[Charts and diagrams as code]
○ ○ ○ ○ ○
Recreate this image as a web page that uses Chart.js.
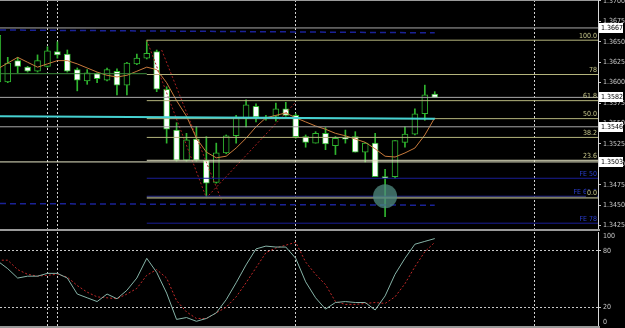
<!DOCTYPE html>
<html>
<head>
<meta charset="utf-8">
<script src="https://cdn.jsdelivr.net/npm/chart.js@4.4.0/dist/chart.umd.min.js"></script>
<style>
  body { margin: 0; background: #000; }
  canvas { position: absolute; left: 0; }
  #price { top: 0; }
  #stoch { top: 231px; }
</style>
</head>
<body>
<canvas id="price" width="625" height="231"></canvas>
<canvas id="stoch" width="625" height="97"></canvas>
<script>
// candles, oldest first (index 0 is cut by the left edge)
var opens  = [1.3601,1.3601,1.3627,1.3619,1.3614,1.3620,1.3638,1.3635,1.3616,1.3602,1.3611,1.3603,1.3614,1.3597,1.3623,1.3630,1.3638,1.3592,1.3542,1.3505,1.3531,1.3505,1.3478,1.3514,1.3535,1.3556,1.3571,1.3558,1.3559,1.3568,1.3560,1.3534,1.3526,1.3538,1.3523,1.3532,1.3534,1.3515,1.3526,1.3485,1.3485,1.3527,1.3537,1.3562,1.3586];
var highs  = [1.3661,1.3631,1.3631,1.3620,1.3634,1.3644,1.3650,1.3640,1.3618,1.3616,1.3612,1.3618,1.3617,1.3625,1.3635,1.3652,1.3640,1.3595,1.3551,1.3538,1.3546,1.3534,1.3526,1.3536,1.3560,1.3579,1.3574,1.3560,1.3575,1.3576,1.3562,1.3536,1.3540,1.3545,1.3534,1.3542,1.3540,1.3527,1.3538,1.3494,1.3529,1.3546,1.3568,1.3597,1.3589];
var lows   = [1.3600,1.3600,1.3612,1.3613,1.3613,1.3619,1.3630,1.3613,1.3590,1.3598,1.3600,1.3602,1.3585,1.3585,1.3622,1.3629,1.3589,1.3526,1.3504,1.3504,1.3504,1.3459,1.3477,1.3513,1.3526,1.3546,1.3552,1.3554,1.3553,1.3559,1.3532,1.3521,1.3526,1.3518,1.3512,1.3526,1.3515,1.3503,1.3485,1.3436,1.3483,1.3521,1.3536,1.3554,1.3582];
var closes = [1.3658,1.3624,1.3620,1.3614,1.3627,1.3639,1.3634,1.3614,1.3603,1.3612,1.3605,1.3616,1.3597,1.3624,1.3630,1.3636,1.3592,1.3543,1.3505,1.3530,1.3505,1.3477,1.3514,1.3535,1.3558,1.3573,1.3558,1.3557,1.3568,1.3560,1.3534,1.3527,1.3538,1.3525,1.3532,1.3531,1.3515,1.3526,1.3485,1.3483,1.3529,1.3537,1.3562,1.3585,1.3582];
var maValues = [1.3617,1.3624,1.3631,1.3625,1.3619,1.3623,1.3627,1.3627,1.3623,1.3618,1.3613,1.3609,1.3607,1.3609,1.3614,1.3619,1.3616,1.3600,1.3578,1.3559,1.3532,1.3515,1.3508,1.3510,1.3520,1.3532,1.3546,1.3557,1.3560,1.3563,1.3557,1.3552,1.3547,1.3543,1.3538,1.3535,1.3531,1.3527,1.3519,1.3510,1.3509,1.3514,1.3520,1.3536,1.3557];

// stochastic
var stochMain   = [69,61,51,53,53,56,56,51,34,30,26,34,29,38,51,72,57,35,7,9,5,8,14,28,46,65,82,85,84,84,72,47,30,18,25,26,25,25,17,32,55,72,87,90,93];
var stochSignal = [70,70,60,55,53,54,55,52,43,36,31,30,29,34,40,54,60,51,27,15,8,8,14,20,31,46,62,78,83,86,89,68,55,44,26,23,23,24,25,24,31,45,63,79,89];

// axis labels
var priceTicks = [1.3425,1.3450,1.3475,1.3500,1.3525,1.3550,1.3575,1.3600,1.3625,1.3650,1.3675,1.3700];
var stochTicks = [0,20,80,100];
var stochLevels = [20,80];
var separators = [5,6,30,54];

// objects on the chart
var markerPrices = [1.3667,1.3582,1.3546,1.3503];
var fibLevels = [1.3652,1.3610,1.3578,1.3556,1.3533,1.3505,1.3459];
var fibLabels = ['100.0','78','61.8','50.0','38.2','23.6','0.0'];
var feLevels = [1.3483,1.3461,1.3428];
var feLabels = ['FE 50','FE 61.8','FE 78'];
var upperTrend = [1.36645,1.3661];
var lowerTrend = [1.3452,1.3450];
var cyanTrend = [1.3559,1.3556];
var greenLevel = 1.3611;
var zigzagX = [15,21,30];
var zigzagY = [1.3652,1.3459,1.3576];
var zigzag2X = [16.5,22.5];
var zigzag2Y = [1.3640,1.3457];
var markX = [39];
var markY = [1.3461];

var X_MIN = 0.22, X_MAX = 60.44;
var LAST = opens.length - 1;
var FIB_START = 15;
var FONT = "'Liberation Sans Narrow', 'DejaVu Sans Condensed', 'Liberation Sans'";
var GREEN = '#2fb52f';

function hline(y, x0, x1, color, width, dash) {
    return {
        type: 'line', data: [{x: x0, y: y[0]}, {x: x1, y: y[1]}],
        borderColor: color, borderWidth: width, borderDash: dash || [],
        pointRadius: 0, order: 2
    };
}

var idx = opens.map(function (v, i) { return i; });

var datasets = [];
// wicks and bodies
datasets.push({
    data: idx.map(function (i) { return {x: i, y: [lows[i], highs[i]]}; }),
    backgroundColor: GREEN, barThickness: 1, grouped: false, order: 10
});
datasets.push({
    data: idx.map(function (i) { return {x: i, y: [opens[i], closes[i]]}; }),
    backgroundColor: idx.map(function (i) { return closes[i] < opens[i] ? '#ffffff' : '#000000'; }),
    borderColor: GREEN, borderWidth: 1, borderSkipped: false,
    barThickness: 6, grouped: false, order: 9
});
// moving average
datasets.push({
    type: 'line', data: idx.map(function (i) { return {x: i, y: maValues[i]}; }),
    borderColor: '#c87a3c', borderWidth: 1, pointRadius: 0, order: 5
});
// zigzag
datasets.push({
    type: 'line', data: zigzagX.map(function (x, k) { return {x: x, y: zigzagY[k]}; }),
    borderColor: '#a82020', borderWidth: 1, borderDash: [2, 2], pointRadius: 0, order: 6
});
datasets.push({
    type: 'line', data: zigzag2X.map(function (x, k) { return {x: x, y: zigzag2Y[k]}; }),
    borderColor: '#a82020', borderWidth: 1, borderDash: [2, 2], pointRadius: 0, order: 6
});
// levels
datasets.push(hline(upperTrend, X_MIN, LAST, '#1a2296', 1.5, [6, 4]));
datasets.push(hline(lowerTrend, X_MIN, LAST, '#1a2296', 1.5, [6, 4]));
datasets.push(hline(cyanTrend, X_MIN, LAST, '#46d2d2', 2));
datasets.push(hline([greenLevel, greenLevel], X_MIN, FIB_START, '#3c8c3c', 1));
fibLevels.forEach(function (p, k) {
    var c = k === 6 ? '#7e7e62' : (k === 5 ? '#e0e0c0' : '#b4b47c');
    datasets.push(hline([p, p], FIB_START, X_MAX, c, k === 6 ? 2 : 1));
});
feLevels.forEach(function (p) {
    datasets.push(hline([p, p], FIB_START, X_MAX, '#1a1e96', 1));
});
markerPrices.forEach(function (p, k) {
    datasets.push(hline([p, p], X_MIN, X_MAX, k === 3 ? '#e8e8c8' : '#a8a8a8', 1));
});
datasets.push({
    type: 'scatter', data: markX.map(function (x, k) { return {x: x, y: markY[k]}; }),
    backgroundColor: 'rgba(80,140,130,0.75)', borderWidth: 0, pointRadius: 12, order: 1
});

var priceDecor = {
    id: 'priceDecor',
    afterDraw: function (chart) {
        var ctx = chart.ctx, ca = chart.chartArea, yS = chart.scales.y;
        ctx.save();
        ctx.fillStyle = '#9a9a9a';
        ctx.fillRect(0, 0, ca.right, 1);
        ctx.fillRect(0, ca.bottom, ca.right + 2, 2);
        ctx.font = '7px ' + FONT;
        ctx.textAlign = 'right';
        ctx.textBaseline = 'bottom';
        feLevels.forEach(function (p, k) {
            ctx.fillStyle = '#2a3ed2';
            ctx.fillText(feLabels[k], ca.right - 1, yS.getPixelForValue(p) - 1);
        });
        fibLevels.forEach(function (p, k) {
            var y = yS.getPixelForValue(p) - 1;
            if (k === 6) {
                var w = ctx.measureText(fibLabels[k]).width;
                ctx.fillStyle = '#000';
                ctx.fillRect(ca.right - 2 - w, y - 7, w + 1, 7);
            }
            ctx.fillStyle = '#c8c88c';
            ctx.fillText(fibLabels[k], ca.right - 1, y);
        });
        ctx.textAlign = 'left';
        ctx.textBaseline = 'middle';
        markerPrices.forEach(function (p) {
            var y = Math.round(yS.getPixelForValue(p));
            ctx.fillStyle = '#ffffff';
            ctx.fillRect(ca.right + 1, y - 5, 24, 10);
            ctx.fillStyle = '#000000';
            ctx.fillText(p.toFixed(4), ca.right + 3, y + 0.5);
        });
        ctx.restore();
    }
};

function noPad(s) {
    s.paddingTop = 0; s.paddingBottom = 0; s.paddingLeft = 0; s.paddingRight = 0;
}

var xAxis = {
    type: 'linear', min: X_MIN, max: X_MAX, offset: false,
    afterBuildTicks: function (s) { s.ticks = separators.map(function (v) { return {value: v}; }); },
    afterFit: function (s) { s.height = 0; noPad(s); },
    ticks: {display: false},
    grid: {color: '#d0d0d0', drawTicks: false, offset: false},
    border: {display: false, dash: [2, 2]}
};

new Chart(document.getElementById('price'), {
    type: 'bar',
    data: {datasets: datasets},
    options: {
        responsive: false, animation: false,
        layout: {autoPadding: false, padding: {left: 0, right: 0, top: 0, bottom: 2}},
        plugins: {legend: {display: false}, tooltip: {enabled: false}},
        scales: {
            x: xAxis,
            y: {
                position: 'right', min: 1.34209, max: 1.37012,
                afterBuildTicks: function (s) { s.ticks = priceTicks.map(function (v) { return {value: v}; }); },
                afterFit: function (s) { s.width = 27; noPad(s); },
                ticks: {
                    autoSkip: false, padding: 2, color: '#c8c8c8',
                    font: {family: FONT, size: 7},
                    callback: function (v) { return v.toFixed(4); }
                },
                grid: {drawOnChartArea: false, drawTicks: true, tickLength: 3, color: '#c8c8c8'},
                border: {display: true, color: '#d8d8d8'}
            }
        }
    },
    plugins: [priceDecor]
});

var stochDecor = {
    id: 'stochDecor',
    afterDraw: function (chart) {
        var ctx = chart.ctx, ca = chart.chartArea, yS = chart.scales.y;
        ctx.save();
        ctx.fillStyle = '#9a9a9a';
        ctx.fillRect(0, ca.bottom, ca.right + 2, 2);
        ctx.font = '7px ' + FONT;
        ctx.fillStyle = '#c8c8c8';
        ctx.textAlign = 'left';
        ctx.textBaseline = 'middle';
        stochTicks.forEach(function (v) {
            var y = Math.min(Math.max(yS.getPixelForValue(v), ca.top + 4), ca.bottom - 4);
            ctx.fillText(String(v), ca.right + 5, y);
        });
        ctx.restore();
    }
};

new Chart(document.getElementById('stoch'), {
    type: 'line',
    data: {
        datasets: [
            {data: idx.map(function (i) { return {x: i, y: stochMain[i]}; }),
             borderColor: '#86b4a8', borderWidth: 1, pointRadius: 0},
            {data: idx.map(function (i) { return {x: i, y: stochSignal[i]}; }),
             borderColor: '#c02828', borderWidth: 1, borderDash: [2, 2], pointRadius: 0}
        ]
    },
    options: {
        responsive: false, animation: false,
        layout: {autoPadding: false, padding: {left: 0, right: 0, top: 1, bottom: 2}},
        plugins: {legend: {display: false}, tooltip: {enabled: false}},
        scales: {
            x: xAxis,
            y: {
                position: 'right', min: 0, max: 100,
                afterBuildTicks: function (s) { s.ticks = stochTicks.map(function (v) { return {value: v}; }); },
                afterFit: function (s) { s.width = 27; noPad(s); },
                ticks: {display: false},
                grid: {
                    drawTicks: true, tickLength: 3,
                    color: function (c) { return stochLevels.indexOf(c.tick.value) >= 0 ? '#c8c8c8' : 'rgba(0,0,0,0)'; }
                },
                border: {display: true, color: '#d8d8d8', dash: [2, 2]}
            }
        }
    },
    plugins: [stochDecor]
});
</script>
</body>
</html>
○ ○ ○ ○ ○
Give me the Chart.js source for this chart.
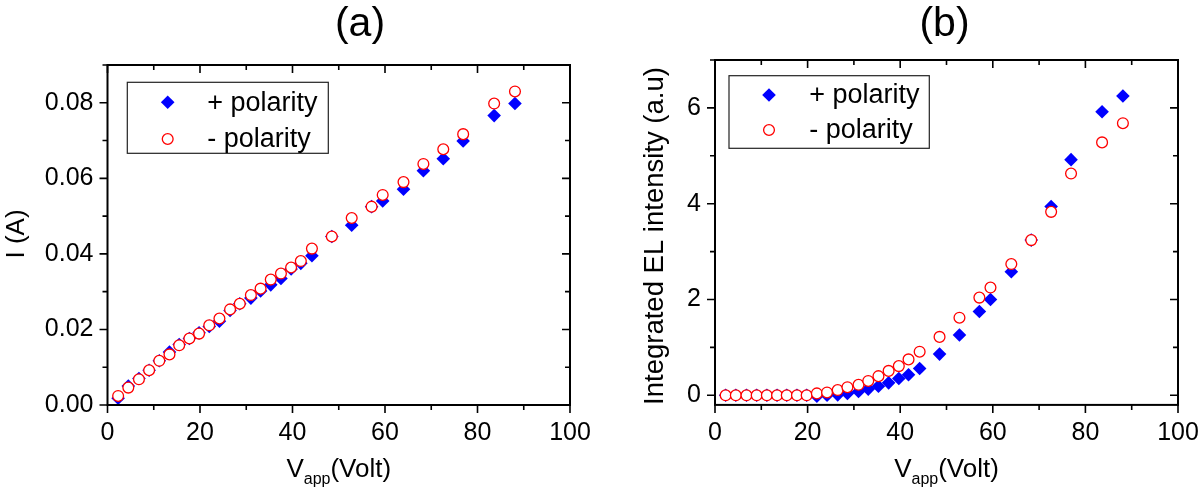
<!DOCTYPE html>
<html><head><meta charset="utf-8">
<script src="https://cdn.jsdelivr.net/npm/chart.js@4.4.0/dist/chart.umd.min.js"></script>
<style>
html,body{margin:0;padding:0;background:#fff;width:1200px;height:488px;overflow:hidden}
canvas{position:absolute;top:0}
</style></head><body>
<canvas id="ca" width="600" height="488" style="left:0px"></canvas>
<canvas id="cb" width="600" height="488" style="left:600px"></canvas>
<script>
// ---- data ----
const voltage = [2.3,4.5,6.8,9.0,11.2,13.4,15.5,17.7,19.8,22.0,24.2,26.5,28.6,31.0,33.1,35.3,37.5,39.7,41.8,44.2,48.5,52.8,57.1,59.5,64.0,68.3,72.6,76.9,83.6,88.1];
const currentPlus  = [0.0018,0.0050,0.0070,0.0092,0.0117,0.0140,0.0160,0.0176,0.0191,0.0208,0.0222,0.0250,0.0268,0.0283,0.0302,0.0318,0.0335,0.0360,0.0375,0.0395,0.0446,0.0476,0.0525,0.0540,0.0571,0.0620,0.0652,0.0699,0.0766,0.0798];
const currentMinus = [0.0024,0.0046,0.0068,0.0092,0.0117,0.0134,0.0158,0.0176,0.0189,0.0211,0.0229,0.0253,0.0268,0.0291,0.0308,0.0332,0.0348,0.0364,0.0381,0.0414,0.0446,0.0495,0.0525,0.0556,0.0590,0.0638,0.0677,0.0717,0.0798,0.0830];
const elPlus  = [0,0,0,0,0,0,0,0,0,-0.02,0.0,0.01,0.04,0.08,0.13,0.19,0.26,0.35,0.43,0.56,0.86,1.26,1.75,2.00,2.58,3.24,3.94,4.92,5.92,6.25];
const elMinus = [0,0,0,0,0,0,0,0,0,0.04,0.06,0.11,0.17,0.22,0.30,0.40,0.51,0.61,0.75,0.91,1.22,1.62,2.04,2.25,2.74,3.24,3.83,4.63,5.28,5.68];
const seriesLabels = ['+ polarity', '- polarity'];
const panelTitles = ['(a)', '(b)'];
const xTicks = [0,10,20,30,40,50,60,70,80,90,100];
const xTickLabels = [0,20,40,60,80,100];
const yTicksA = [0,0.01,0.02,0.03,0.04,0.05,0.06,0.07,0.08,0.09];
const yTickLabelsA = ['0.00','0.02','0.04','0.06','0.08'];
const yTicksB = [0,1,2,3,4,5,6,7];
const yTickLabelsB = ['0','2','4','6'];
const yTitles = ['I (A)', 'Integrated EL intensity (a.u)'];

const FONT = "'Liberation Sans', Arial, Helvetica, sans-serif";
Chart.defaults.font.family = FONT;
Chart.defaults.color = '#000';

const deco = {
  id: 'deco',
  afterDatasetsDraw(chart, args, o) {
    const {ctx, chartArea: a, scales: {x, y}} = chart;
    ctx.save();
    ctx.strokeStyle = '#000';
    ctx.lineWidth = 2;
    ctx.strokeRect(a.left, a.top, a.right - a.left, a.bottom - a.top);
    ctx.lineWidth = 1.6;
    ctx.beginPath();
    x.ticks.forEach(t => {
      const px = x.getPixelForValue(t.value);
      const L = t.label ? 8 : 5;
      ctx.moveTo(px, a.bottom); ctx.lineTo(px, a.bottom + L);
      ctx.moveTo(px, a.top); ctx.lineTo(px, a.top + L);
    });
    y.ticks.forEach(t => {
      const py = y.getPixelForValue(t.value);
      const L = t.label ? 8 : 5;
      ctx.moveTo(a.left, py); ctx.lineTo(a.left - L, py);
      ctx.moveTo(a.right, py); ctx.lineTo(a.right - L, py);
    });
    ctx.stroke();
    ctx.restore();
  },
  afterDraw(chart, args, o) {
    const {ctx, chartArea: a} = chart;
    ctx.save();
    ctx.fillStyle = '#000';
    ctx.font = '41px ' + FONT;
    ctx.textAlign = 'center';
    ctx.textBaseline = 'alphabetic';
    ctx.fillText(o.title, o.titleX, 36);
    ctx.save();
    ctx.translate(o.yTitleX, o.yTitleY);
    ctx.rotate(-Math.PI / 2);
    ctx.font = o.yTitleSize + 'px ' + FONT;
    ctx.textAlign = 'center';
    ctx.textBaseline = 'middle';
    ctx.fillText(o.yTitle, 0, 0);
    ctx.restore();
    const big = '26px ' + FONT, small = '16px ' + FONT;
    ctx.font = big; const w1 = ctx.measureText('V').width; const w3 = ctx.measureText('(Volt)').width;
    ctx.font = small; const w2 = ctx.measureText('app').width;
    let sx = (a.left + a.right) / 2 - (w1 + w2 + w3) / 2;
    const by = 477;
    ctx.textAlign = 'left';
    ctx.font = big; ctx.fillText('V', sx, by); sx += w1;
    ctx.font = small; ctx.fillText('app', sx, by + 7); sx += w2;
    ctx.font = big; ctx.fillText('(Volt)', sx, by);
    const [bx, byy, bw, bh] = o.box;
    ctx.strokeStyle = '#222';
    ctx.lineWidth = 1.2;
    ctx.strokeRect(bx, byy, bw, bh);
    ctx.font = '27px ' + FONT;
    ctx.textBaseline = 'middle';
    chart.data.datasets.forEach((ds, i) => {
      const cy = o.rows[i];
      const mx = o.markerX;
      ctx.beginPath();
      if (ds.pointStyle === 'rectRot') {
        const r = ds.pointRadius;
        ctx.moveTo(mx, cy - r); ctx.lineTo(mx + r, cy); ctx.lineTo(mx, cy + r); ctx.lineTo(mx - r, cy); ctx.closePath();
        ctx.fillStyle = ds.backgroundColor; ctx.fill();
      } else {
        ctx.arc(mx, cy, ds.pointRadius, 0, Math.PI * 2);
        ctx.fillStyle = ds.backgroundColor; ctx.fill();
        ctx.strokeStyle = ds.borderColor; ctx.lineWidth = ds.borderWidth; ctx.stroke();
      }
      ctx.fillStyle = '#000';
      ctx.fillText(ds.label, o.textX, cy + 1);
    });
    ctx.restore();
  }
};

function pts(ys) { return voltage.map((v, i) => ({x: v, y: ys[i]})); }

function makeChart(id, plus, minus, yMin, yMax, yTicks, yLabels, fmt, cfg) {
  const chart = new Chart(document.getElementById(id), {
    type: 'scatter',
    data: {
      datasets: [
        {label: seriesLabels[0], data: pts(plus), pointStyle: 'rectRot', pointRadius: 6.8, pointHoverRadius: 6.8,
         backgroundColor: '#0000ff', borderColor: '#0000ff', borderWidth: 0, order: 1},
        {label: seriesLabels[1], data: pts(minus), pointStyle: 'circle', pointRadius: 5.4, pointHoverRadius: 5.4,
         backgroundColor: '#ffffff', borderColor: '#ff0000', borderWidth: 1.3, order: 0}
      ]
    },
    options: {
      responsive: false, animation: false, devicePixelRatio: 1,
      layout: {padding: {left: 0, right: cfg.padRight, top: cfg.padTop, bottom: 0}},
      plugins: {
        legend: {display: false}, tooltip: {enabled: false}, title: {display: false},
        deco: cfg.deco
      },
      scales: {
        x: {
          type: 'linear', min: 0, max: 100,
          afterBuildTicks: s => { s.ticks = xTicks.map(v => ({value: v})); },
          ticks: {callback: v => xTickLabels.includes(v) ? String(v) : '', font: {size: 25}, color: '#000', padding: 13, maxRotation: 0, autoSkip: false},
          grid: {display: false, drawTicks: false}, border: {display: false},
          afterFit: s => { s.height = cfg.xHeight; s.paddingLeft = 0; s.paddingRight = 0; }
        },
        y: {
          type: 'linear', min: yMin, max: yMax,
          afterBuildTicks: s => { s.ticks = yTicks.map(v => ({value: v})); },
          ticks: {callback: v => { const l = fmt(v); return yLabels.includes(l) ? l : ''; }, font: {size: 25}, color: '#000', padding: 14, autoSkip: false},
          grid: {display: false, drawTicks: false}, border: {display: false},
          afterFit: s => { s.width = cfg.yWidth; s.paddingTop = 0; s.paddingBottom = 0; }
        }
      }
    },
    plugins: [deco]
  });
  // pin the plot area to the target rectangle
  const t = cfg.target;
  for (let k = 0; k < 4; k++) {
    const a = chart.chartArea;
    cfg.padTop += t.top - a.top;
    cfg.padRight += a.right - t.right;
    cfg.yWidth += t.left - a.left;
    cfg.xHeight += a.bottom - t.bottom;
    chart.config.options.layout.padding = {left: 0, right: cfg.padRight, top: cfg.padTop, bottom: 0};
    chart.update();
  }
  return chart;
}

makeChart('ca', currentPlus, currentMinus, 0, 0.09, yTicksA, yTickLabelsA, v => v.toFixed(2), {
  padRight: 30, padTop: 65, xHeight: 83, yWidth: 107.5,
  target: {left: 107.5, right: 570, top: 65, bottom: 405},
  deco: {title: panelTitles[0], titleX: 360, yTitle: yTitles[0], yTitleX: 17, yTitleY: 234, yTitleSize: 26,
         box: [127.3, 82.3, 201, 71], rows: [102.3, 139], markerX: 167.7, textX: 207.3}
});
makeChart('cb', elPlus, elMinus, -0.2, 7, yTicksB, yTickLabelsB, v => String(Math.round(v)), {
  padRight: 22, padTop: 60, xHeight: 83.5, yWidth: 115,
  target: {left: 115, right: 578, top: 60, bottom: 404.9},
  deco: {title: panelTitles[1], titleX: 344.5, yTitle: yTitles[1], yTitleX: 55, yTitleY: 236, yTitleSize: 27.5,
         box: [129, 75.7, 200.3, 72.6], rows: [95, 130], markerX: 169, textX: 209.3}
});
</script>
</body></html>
○ ○ ○ ○ ○
▶ _AIM_:
Above this task is a listing with pictures in it. Retype only the lines from the one containing "Give me the Chart.js source for this chart." through the one containing "Chart.defaults.color = '#000';", both included, and not the pictures.

▶ _TASK ANSWER_:
Give me the Chart.js source for this chart.
<!DOCTYPE html>
<html><head><meta charset="utf-8">
<script src="https://cdn.jsdelivr.net/npm/chart.js@4.4.0/dist/chart.umd.min.js"></script>
<style>
html,body{margin:0;padding:0;background:#fff;width:1200px;height:488px;overflow:hidden}
canvas{position:absolute;top:0}
</style></head><body>
<canvas id="ca" width="600" height="488" style="left:0px"></canvas>
<canvas id="cb" width="600" height="488" style="left:600px"></canvas>
<script>
// ---- data ----
const voltage = [2.3,4.5,6.8,9.0,11.2,13.4,15.5,17.7,19.8,22.0,24.2,26.5,28.6,31.0,33.1,35.3,37.5,39.7,41.8,44.2,48.5,52.8,57.1,59.5,64.0,68.3,72.6,76.9,83.6,88.1];
const currentPlus  = [0.0018,0.0050,0.0070,0.0092,0.0117,0.0140,0.0160,0.0176,0.0191,0.0208,0.0222,0.0250,0.0268,0.0283,0.0302,0.0318,0.0335,0.0360,0.0375,0.0395,0.0446,0.0476,0.0525,0.0540,0.0571,0.0620,0.0652,0.0699,0.0766,0.0798];
const currentMinus = [0.0024,0.0046,0.0068,0.0092,0.0117,0.0134,0.0158,0.0176,0.0189,0.0211,0.0229,0.0253,0.0268,0.0291,0.0308,0.0332,0.0348,0.0364,0.0381,0.0414,0.0446,0.0495,0.0525,0.0556,0.0590,0.0638,0.0677,0.0717,0.0798,0.0830];
const elPlus  = [0,0,0,0,0,0,0,0,0,-0.02,0.0,0.01,0.04,0.08,0.13,0.19,0.26,0.35,0.43,0.56,0.86,1.26,1.75,2.00,2.58,3.24,3.94,4.92,5.92,6.25];
const elMinus = [0,0,0,0,0,0,0,0,0,0.04,0.06,0.11,0.17,0.22,0.30,0.40,0.51,0.61,0.75,0.91,1.22,1.62,2.04,2.25,2.74,3.24,3.83,4.63,5.28,5.68];
const seriesLabels = ['+ polarity', '- polarity'];
const panelTitles = ['(a)', '(b)'];
const xTicks = [0,10,20,30,40,50,60,70,80,90,100];
const xTickLabels = [0,20,40,60,80,100];
const yTicksA = [0,0.01,0.02,0.03,0.04,0.05,0.06,0.07,0.08,0.09];
const yTickLabelsA = ['0.00','0.02','0.04','0.06','0.08'];
const yTicksB = [0,1,2,3,4,5,6,7];
const yTickLabelsB = ['0','2','4','6'];
const yTitles = ['I (A)', 'Integrated EL intensity (a.u)'];

const FONT = "'Liberation Sans', Arial, Helvetica, sans-serif";
Chart.defaults.font.family = FONT;
Chart.defaults.color = '#000';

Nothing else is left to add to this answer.